Das Jüdische Historische Institut Emanuel Ringelblum in Warschau hat gemeinsam mit dem Pilecki Institut Berlin die Publikation „Ein Archiv wichtiger als Leben“ veröffentlicht, die sich mit der Geschichte des Geheimarchivs des Warschauer Ghettos befasst. Sie versteht sich als Handbuch für Lehrpersonen und stellt eine umfangreiche Quellensammlung didaktisch aufbereitet zur Verfügung.

Seit Jahren bietet das Jüdische Historische Institut Emanuel Ringelblum in Warschau Bildungsprogramme für den polnischen Geschichtsunterricht an. Im Rahmen einer Kooperation mit der Berliner Senatsverwaltung für Bildung, Jugend und Familie und dem Pilecki-Institut Berlin fand 2022 ein Weiterbildungsseminar für deutsche Lehrkräfte statt, die eine Fortsetzung in der Publikation „Ein Archiv wichtiger als Leben“ fand. Sie erzählt die Geschichte des Warschauer Ghettos und der Gruppe „Oneg Schabbat“, die der jüdische Historiker Emanuel Ringelblum gegründet hat. Die Gruppe dokumentierte im Untergrund und unter Lebensgefahr den Alltag der jüdischen Bevölkerung im deutsch besetzten Polen und deren spätere Vernichtung. Sie waren  Augenzeugen des Völkermords und versuchten  die Außenwelt und die Alliierten über die deutschen Verbrechen zu informieren.
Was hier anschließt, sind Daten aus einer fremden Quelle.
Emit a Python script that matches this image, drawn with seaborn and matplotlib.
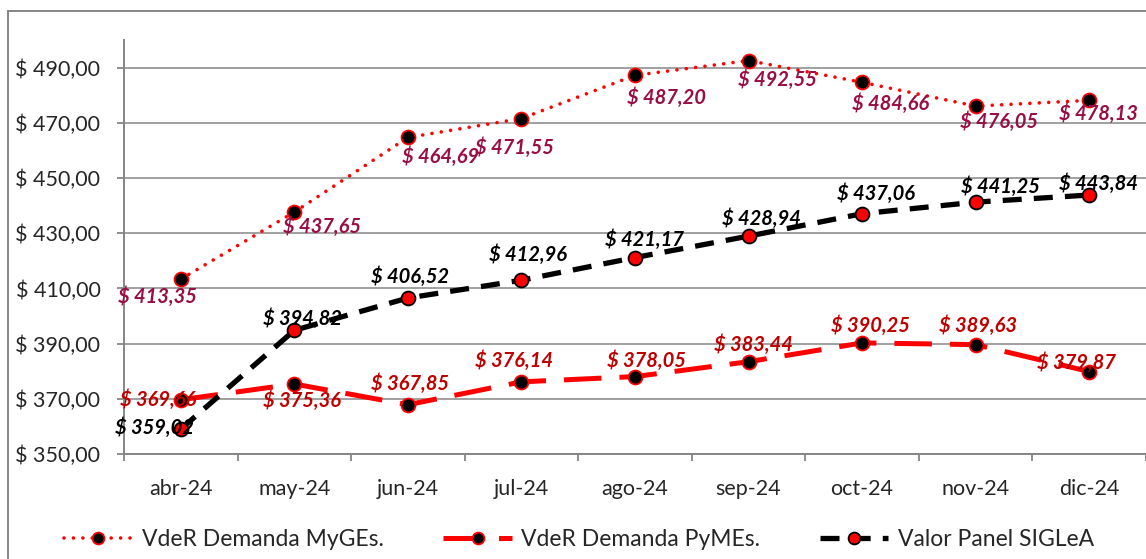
import matplotlib
matplotlib.use("Agg")
import matplotlib.pyplot as plt
import matplotlib.patches as mpatches
import seaborn as sns
import pandas as pd

months = ["abr-24", "may-24", "jun-24", "jul-24", "ago-24", "sep-24", "oct-24", "nov-24", "dic-24"]
myges = [413.35, 437.65, 464.69, 471.55, 487.20, 492.55, 484.66, 476.05, 478.13]
pymes = [369.66, 375.36, 367.85, 376.14, 378.05, 383.44, 390.25, 389.63, 379.87]
panel = [359.02, 394.82, 406.52, 412.96, 421.17, 428.94, 437.06, 441.25, 443.84]
names = ["VdeR Demanda MyGEs.", "VdeR Demanda PyMEs.", "Valor Panel SIGLeA"]
yticks = [350, 370, 390, 410, 430, 450, 470, 490]

# label offsets in pixels (dx, dy)
off_myges = [(-23, -18), (28, -15), (33, -19), (-7, -29), (31, -22), (29, -19), (28, -21), (23, -16), (9, -13)]
off_pymes = [(-23, 0), (8, -17), (2, 21), (-7, 21), (11, 16), (5, 17), (8, 17), (2, 19), (-13, 9)]
off_panel = [(-26, 1), (8, 12), (2, 21), (7, 26), (9, 18), (13, 17), (14, 20), (25, 15), (9, 11)]

sns.set_theme(style="white")
plt.rcParams["font.family"] = ["Lato", "DejaVu Sans"]

fig = plt.figure(figsize=(11.46, 5.59), dpi=100)
ax = fig.add_axes([124 / 1146, 1 - 454 / 559, 1 - 124 / 1146, (454 - 40) / 559])

df = pd.DataFrame({"mes": months, "myges": myges, "pymes": pymes, "panel": panel})

styles = {
    "myges": dict(color="#FF0000", lw=2.6, ls=(0, (0.01, 2.6)), cap="round", mfc="black", mec="#FF0000"),
    "pymes": dict(color="#FF0000", lw=3.6, ls=(0, (7.5, 3.6)), cap="butt", mfc="black", mec="#FF0000"),
    "panel": dict(color="black", lw=3.8, ls=(0, (3.6, 2.3)), cap="butt", mfc="#FF0000", mec="black"),
}
handles = []
for key, nm in zip(["myges", "pymes", "panel"], names):
    st = styles[key]
    before = len(ax.lines)
    sns.lineplot(data=df, x="mes", y=key, ax=ax, color=st["color"], linewidth=st["lw"],
                 marker="o", markersize=10, markerfacecolor=st["mfc"], markeredgecolor=st["mec"],
                 markeredgewidth=1.3, sort=False, label=nm, zorder=3)
    ln = ax.lines[before]
    ln.set_linestyle(st["ls"])
    ln.set_dash_capstyle(st["cap"])
    handles.append(ln)

lab_colors = {"myges": "#990F45", "pymes": "#C00000", "panel": "black"}
for key, vals, offs in [("myges", myges, off_myges), ("pymes", pymes, off_pymes), ("panel", panel, off_panel)]:
    for i, (v, (dx, dy)) in enumerate(zip(vals, offs)):
        txt = "$ " + f"{v:.2f}".replace(".", ",")
        ax.annotate(txt, (i, v), xytext=(dx, dy), textcoords="offset pixels",
                    ha="center", va="center", fontsize=14.5, fontweight="bold", fontstyle="italic",
                    color=lab_colors[key], zorder=5)

ax.set_xlim(-0.5, 8.5)
ax.set_ylim(350, 500)
ax.set_yticks(yticks)
ax.set_yticklabels(["$ " + f"{t:.2f}".replace(".", ",") for t in yticks], fontsize=15.5)
ax.set_xticks(range(len(months)))
ax.set_xticklabels(months, fontsize=15.5)
ax.set_xticks([i - 0.5 for i in range(len(months) + 1)], minor=True)
ax.tick_params(axis="x", which="major", length=0, pad=18)
ax.tick_params(axis="x", which="minor", length=5, color="#868686", width=1.3, direction="out", bottom=True)
ax.tick_params(axis="y", length=5, color="#868686", width=1.3, direction="out", left=True, pad=12)
ax.grid(axis="y", color="#A0A0A0", linewidth=1.4)
ax.set_axisbelow(True)
for s in ["top", "right"]:
    ax.spines[s].set_visible(False)
for s in ["left", "bottom"]:
    ax.spines[s].set_color("#868686")
    ax.spines[s].set_linewidth(1.4)
ax.set_xlabel("")
ax.set_ylabel("")
if ax.get_legend():
    ax.get_legend().remove()

leg = fig.legend(handles, names, loc="center", bbox_to_anchor=(0.505, 1 - 540 / 559), ncol=3, frameon=False,
                 fontsize=16.5, handlelength=3.0, columnspacing=2.6, handletextpad=0.4, markerscale=0.85)

rect = mpatches.Rectangle((8 / 1146, -0.1), 1.2, 1 - 11 / 559 + 0.1, transform=fig.transFigure,
                          fill=False, edgecolor="#868686", linewidth=1.4, zorder=0)
fig.patches.append(rect)

fig.savefig("out.png", dpi=100)
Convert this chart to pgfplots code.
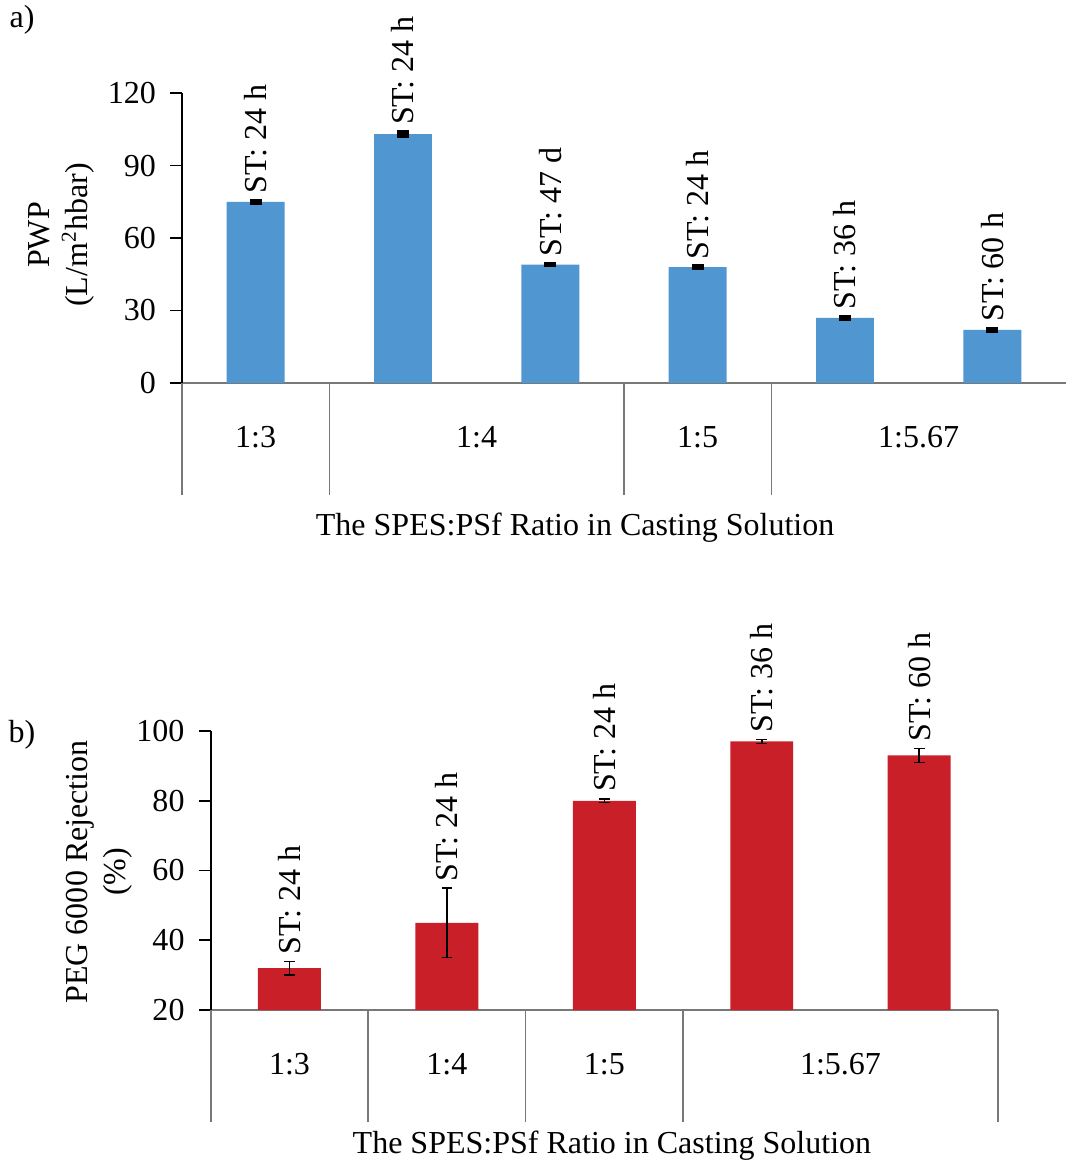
\documentclass[border=0pt]{standalone}
\usepackage{fontspec}
\setmainfont{Liberation Serif}
\usepackage{pgfplots}
\pgfplotsset{compat=1.18}
\definecolor{barblue}{RGB}{80,151,209}
\definecolor{barred}{RGB}{201,31,40}
\definecolor{axgray}{RGB}{120,120,120}
\newcommand{\ff}{\fontsize{12}{14.2}\selectfont}
\pgfplotsset{
  common/.style={
    scale only axis, anchor=south west, clip=false,
    axis x line=bottom, axis y line=left, axis line style={-},
    x axis line style={axgray, line width=0.6pt},
    y axis line style={black, line width=0.6pt},
    ytick align=outside, major tick length=4.5pt,
    ytick style={black, line width=0.6pt},
    xtick style={draw=none},
    xticklabel style={anchor=center, yshift=-18pt},
    yticklabel style={xshift=-1.8pt},
    tick label style={font=\ff},
    /pgf/number format/assume math mode=true,
    extra x tick labels={},
    extra x tick style={xtick style={draw=axgray, line width=0.6pt}, major tick length=42pt, xtick align=outside},
  }
}
\begin{document}
\begin{tikzpicture}[font=\ff]
\useasboundingbox (0,0) rectangle (400pt,436.36pt);
% ---------- a) ----------
\begin{axis}[common,
  at={(68.23pt,292.78pt)}, width=331.4pt, height=108.7pt,
  xmin=-0.5, xmax=5.5, ymin=0, ymax=120,
  ytick={0,30,60,90,120},
  xtick={0,1.5,3,4.5}, xticklabels={1:3,1:4,1:5,1:5.67},
  extra x ticks={-0.5,0.5,2.5,3.5},
]
\addplot[ybar, bar width=21.7pt, fill=barblue, draw=none,
  error bars/.cd, y dir=both, y explicit,
  error bar style={black, line width=0.8pt},
  error mark options={rotate=90, mark size=2.2pt, line width=1.4pt, black}]
  coordinates {(0,75)+-(0,0.5) (1,103)+-(0,0.8) (2,49)+-(0,0.4) (3,48)+-(0,0.3) (4,27)+-(0,0.4) (5,22)+-(0,0.4)};
\addplot[draw=none, mark=none, nodes near coords, point meta=explicit symbolic,
  nodes near coords style={rotate=90, anchor=west, font=\ff, inner sep=2.5pt, black}]
  coordinates {(0,75.5)[ST: 24 h] (1,103.8)[ST: 24 h] (2,49.4)[ST: 47 d] (3,48.3)[ST: 24 h] (4,27.4)[ST: 36 h] (5,22.4)[ST: 60 h]};
\end{axis}
% ---------- b) ----------
\begin{axis}[common,
  at={(79.0pt,57.73pt)}, width=295.1pt, height=104.6pt,
  xmin=-0.5, xmax=4.5, ymin=20, ymax=100,
  ytick={20,40,60,80,100},
  xtick={0,1,2,3.5}, xticklabels={1:3,1:4,1:5,1:5.67},
  extra x ticks={-0.5,0.5,1.5,2.5,4.5},
]
\addplot[ybar, bar width=23.6pt, fill=barred, draw=none,
  error bars/.cd, y dir=both, y explicit,
  error bar style={black, line width=0.6pt},
  error mark options={rotate=90, mark size=2pt, line width=0.6pt, black}]
  coordinates {(0,32)+-(0,1.9) (1,45)+-(0,9.9) (2,80)+-(0,0.5) (3,97)+-(0,0.6) (4,93)+-(0,2.0)};
\addplot[draw=none, mark=none, nodes near coords, point meta=explicit symbolic,
  nodes near coords style={rotate=90, anchor=west, font=\ff, inner sep=2.5pt, black}]
  coordinates {(0,33.9)[ST: 24 h] (1,54.9)[ST: 24 h] (2,80.5)[ST: 24 h] (3,97.6)[ST: 36 h] (4,95)[ST: 60 h]};
\end{axis}
% ---------- labels ----------
\node at (8.25pt,428.9pt) {a)};
\node at (8.25pt,160.8pt) {b)};
\node[rotate=90, align=center] at (23.05pt,348.3pt) {PWP\\(L/m\textsuperscript{2}hbar)};
\node[rotate=90, align=center] at (37.1pt,109.5pt) {PEG 6000 Rejection\\(\%)};
\node at (215.6pt,238.4pt) {The SPES:PSf Ratio in Casting Solution};
\node at (229.4pt,6.75pt) {The SPES:PSf Ratio in Casting Solution};
\end{tikzpicture}
\end{document}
Historische Hintergründe[1]

Der Völkermord an den europäischen Jüdinnen und Juden fand in unterschiedlicher Ausprägung in allen deutsch besetzten Ländern Europas statt. Das Epizentrum des Holocausts aber lag im Generalgouvernement, in jenem Teil der Zweiten Polnischen Republik, der vom Dritten Reich nicht annektiert worden war, sondern den Status einer Kolonie hatte. Ebendort, in Warschau, lebte die größte europäische jüdische Gemeinde, und ebendort, im Generalgouvernement, wurden die Vernichtungslager eingerichtet, in denen die meisten polnischen Jüdinnen und Juden ermordet wurden: Belzec, Sobibor und Treblinka. Ohne ihre Geschichte lässt sich der Holocaust als Phänomen nur schwer verstehen. Die Perspektive aus dem Warschauer Ghetto erlaubt nicht nur einen genauen Blick auf den Vernichtungsprozess, sondern auch einen viel tiefergehenden Blick auf zivilen Ungehorsam, auf den geistigen, intellektuellen und bewaffneten Widerstand der polnischen Juden und Jüdinnen. Sichtbar wird das breite Spektrum der Reaktionen auf den Versuch der Besatzer, die gesamte jüdische Minderheit des Landes auszurotten. Diese Details werden häufig vernachlässigt, oder der Widerstand beschränkt sich auf den bewaffneten Kampf während des Warschauer Ghettoaufstands.

Inhalte der Handreichung

Die Publikation „Ein Archiv wichtiger als Leben“ zeigt vor allem die ureigene Sicht der polnischen Jüdinnen und Juden auf ihr Schicksal während der deutschen Besatzung sowie die Gegenmaßnahmen, die sie im Angesicht des Völkermords ergriffen haben. Die Handreichung beginnt mit einer kurzen Geschichte der jüdischen Bevölkerung in Warschau: Beschrieben werden die Lebensumstände unter deutscher Besatzung, die sich zuspitzende Situation für die Jüdinnen und Juden, die Einrichtung des größten Ghettos im besetzten Europa bis hin zur sogenannten „Endlösung der Judenfrage“ und der Räumung des Warschauer Ghettos. Im Zentrum stehen dabei die Arbeit der Gruppe Oneg Schabbat und der bewaffnete Widerstand der Warschauer Jüdinnen und Juden.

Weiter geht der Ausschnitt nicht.